La svolta narrativa umoristica dunque è tutta qua: la frizione generazionale che nasce da una 50enne dell’Iowa imbranata che piomba a sorpresa nelle vite dei suoi “bambini” solo perché non riceve loro notizie da ben quattro giorni. La sit-com non è divertente e purtroppo rivanga sullo stereotipo del ventenne frivolo che non sa cavarsela senza mamma accanto. Su IMDb, Call Your Mother non raggiunge nemmeno la sufficienza, mentre su Rotten Tomatoes conquista addirittura un 9% di critica e un generoso 38% di gradimento del pubblico. Le battute scricchiolano e i personaggi sono interamente costruiti sulla visione superficiale che un boomer ha del presente. Ma anche di sé stesso, evidentemente. Infatti chi ne esce fuori distrutta è la stessa mamma chioccia, la quale, come le tre protagoniste di And Just Like That, sembra essere vissuta tra i boschi, ben coperta dal muschio che le ha impedito di venire a conoscenza dell’Internet e della vita odierna in generale.

So cosa hai fatto (2021)

So cosa hai fatto

Anche noi sappiamo cosa ha fatto l’adattamento seriale del cult cinematografico del 1997, a sua volta tratto dall’omonimo romanzo del ’73 di Lois Duncan. L’operazione co-prodotta da Amazon Studios è stata tanto semplice quanto disastrosa. Hanno preso i protagonisti della versione cinematografica e li hanno scaraventati nel contesto attuale. Hanno sostituito il telefono con lo smartphone; la parola alcol con la parola droga; qualche leggera rivalità qua e là e la rappresentazione della Gen Z è completa. Senza dimenticare, ovviamente, d’inserire gli elementi più attuali: un po’ di dramma esistenziale alla Euphoria, qualche accenno all’inclusività e al gender fluid e il disastro è servito. Il remake è stato un flop, soprattutto perché (strano?!) non è riuscito a convincere il target giovanile a cui puntava. Ma nemmeno i nostalgici dei classici horror slasher. Eppure la sceneggiatura è firmata da Sara Goodman, la stessa del meraviglioso Preacher (2016) e del cult giovanile Gossip Girl (2007). E forse è proprio questo il problema. La rappresentazione dei protagonisti – dei liceali che stanno per andare al college nel 2021 – è indietro di vent’anni.

So cosa hai fatto, così come And Just Like That, dimostra che per raccontare una generazione bisogna conoscerla e comprenderla a fondo. Invece, proprio come dei boomer, le 7 serie tv di questa lista parlano dei giovani odierni (e alcune di loro si rivolgono direttamente a un target under 25) con la voce di un’era lontana. Come degli spettatori accondiscendenti, non hanno raccontano, ma hanno giudicato qualcosa dall’esterno, senza comprenderla. Si sono fermati alle caratteristiche più evidenti della loro età – ai loro occhi incomprensibili – come “l’ossessione” per Internet, per il clima e per la fluidità. Raccontando tutto con superficialità.

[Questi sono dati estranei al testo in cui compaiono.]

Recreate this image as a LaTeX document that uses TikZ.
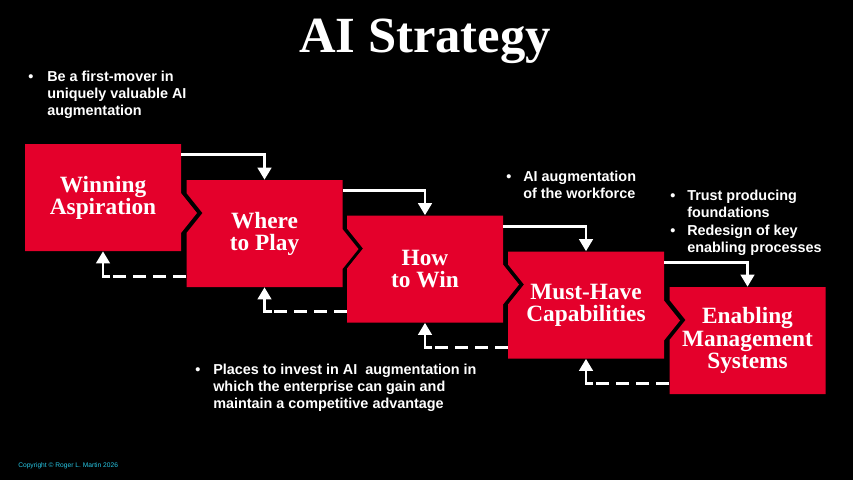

L’essenza dei giovani non emerge, ma solo quello che un boomer percepisce di loro in apparenza. E la conseguenza è una rappresentazione mistificata di una generazione complessa (come lo sono tutte), che andrebbe compresa e ascoltata senza pregiudizio. Apprezziamo comunque lo sforzo. Sarà per la prossima volta. Ok Boomer?